THE EXERCISE:
Output exactly, and only, the lines from the line containing "Emit a web page" through the line containing "const yName = 'κ (S/cm)';", both included.

SOURCE MATERIAL:
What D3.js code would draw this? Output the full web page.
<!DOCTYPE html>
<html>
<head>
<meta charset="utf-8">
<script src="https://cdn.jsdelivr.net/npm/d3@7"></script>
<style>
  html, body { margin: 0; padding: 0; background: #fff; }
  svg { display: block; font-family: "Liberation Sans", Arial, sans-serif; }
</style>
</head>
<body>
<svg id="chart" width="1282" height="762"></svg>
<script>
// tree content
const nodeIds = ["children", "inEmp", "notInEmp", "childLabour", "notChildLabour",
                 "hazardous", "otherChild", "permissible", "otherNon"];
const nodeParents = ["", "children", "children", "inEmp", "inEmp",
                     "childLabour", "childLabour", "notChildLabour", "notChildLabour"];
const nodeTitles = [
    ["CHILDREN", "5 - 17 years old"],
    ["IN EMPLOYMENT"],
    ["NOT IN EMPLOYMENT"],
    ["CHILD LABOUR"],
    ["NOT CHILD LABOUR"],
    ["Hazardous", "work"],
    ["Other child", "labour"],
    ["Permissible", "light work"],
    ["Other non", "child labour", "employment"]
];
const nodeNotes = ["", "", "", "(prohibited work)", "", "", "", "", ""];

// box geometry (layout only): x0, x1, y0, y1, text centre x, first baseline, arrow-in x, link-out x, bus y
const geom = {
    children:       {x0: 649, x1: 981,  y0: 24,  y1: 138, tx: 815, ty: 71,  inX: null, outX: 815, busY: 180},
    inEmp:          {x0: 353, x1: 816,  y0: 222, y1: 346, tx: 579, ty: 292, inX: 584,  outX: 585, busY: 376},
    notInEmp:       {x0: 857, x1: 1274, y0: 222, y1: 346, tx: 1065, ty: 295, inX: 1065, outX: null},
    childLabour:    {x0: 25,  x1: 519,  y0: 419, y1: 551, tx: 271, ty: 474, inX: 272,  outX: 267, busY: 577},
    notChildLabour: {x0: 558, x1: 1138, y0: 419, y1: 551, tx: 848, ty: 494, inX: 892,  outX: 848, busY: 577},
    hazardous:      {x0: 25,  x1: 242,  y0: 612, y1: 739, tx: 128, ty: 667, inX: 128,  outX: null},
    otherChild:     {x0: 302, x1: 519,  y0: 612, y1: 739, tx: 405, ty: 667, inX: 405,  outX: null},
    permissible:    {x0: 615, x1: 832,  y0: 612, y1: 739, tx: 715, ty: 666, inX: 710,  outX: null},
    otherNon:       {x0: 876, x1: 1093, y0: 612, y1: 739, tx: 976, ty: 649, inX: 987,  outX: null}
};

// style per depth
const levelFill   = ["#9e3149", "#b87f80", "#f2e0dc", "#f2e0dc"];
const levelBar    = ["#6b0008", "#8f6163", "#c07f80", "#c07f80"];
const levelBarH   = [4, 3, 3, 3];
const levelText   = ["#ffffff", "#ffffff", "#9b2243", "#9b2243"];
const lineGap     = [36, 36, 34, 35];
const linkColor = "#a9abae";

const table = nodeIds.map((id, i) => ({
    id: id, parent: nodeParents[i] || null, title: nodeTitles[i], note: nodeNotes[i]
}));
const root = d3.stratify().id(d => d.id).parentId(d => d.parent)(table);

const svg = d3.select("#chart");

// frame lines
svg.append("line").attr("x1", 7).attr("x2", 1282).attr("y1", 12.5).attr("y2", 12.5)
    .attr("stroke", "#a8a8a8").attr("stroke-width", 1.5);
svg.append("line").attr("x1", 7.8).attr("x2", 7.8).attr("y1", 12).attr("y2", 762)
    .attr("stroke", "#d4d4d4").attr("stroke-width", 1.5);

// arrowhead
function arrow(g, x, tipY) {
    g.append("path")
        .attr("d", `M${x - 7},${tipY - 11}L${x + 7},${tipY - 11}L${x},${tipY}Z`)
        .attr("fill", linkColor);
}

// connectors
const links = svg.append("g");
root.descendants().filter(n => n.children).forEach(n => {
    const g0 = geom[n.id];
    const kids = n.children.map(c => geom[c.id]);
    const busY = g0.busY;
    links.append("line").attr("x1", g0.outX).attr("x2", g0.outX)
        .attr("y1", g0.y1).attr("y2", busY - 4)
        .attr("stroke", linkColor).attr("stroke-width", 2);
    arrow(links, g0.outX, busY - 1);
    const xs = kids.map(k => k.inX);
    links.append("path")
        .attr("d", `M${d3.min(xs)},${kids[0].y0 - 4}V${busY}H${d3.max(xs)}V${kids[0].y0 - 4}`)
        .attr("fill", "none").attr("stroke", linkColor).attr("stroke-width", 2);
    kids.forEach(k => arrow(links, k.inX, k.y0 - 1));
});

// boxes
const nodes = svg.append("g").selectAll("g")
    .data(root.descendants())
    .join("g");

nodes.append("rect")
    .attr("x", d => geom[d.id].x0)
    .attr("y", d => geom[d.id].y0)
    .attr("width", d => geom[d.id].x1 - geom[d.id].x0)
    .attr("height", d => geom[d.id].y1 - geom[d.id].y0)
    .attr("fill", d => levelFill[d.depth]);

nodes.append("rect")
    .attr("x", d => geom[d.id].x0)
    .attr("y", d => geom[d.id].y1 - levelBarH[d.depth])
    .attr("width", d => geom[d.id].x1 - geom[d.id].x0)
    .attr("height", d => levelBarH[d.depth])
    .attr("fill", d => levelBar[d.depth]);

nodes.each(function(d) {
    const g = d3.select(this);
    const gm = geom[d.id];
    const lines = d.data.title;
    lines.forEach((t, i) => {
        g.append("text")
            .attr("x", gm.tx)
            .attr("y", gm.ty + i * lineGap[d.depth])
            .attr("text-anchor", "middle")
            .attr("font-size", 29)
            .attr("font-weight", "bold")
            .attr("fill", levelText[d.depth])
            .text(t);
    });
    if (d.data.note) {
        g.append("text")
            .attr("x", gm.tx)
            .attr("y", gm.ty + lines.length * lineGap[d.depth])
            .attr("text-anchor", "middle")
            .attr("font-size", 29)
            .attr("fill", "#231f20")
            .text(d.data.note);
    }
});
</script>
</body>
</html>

* * *

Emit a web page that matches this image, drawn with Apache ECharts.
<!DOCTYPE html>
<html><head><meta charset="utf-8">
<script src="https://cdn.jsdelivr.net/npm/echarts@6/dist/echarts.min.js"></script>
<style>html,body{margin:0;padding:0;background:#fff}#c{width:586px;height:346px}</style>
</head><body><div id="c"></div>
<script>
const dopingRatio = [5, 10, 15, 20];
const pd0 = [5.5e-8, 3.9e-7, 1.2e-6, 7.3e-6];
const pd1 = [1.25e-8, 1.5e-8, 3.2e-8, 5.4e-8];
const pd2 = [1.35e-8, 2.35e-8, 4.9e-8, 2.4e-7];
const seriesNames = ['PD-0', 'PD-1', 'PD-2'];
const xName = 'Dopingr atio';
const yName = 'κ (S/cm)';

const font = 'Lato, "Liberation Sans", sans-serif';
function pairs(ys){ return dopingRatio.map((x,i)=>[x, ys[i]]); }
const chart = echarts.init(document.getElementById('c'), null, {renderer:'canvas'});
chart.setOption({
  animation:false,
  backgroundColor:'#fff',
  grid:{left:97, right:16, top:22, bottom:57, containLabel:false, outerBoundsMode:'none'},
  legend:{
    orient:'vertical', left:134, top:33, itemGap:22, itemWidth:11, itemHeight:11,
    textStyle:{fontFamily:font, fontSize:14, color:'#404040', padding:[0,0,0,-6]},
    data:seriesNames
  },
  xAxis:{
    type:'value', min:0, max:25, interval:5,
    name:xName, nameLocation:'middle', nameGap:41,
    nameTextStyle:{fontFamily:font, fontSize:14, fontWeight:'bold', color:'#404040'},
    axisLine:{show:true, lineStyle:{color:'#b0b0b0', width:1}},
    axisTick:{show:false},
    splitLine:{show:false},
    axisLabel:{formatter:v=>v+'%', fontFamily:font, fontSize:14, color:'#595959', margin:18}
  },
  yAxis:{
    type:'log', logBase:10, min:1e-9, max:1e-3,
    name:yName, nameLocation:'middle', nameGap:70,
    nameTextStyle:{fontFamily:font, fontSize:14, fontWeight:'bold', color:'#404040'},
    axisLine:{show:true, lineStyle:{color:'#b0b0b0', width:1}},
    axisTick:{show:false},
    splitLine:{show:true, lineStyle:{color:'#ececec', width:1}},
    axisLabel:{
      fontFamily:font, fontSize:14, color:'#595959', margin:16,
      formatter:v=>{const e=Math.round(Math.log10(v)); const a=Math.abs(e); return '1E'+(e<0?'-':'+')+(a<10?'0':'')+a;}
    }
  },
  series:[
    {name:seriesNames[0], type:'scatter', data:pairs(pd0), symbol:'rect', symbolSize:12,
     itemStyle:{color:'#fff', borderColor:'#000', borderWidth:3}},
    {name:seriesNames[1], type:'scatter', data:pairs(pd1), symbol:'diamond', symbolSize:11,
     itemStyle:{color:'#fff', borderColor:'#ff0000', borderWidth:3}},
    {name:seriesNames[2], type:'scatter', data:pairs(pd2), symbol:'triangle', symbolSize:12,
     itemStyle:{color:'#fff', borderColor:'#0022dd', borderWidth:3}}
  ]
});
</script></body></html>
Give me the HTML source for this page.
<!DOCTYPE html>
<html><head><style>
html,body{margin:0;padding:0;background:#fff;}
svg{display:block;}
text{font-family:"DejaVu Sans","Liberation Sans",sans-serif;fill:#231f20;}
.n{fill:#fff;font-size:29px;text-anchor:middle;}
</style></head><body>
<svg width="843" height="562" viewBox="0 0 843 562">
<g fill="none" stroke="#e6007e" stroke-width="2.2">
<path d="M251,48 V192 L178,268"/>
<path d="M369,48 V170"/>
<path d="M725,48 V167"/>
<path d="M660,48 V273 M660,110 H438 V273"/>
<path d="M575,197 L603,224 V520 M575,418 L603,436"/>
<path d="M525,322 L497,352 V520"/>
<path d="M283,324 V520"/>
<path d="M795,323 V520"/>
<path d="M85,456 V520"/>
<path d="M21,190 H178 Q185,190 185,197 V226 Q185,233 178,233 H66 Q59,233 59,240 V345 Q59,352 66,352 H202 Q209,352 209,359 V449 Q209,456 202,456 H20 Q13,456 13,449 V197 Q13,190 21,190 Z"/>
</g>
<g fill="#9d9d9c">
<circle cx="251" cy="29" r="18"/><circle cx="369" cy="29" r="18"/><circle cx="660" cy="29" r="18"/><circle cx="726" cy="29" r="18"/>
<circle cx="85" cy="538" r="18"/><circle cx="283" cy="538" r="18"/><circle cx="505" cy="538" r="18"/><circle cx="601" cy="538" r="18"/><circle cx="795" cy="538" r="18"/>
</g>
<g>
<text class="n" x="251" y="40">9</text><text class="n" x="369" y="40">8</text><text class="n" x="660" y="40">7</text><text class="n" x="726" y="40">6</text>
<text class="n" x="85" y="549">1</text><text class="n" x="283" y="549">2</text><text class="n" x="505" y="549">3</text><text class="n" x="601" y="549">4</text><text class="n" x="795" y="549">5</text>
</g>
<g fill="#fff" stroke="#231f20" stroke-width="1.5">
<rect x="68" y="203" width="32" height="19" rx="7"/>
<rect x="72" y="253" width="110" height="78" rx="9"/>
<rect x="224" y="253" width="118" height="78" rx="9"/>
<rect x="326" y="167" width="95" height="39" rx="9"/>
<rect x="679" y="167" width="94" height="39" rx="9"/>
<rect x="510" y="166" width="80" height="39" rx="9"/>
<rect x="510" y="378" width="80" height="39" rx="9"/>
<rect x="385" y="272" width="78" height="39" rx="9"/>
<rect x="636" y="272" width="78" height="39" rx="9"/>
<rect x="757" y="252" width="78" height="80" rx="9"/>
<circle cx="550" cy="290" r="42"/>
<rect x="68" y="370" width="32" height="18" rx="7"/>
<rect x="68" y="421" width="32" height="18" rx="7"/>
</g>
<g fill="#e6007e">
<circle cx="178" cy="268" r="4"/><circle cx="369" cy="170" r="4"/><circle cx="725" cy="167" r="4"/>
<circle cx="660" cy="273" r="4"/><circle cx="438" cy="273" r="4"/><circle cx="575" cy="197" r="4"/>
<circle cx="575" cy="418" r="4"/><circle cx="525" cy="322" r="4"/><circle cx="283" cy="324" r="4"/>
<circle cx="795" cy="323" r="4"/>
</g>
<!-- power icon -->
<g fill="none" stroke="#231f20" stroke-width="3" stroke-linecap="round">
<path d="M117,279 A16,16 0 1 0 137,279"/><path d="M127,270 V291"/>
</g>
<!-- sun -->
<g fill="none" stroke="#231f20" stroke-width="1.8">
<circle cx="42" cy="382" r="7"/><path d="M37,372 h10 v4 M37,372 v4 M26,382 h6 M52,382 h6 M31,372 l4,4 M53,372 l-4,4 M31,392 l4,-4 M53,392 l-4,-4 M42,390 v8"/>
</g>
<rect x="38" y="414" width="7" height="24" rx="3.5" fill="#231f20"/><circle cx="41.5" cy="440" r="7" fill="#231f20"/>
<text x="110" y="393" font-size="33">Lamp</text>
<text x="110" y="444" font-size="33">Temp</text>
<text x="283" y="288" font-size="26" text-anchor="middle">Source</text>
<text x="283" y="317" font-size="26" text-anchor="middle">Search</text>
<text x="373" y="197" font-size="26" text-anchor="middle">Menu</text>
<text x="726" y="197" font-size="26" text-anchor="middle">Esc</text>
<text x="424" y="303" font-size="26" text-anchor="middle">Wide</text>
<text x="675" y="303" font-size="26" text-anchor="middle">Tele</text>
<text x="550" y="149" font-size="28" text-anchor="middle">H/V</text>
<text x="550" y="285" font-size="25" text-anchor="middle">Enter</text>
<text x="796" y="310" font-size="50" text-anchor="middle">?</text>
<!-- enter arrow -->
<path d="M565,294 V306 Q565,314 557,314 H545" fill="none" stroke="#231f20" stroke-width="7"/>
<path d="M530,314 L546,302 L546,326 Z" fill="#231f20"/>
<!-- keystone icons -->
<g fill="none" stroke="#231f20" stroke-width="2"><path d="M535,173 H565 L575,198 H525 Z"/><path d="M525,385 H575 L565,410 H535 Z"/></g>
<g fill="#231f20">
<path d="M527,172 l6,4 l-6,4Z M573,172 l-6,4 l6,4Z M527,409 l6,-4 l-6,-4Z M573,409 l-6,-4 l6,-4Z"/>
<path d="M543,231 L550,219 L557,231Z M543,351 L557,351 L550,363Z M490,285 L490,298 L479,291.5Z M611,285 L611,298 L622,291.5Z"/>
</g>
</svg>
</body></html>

REPLY TO THE TASK:
Emit a web page that matches this image, drawn with Apache ECharts.
<!DOCTYPE html>
<html><head><meta charset="utf-8">
<script src="https://cdn.jsdelivr.net/npm/echarts@6/dist/echarts.min.js"></script>
<style>html,body{margin:0;padding:0;background:#fff}#c{width:586px;height:346px}</style>
</head><body><div id="c"></div>
<script>
const dopingRatio = [5, 10, 15, 20];
const pd0 = [5.5e-8, 3.9e-7, 1.2e-6, 7.3e-6];
const pd1 = [1.25e-8, 1.5e-8, 3.2e-8, 5.4e-8];
const pd2 = [1.35e-8, 2.35e-8, 4.9e-8, 2.4e-7];
const seriesNames = ['PD-0', 'PD-1', 'PD-2'];
const xName = 'Dopingr atio';
const yName = 'κ (S/cm)';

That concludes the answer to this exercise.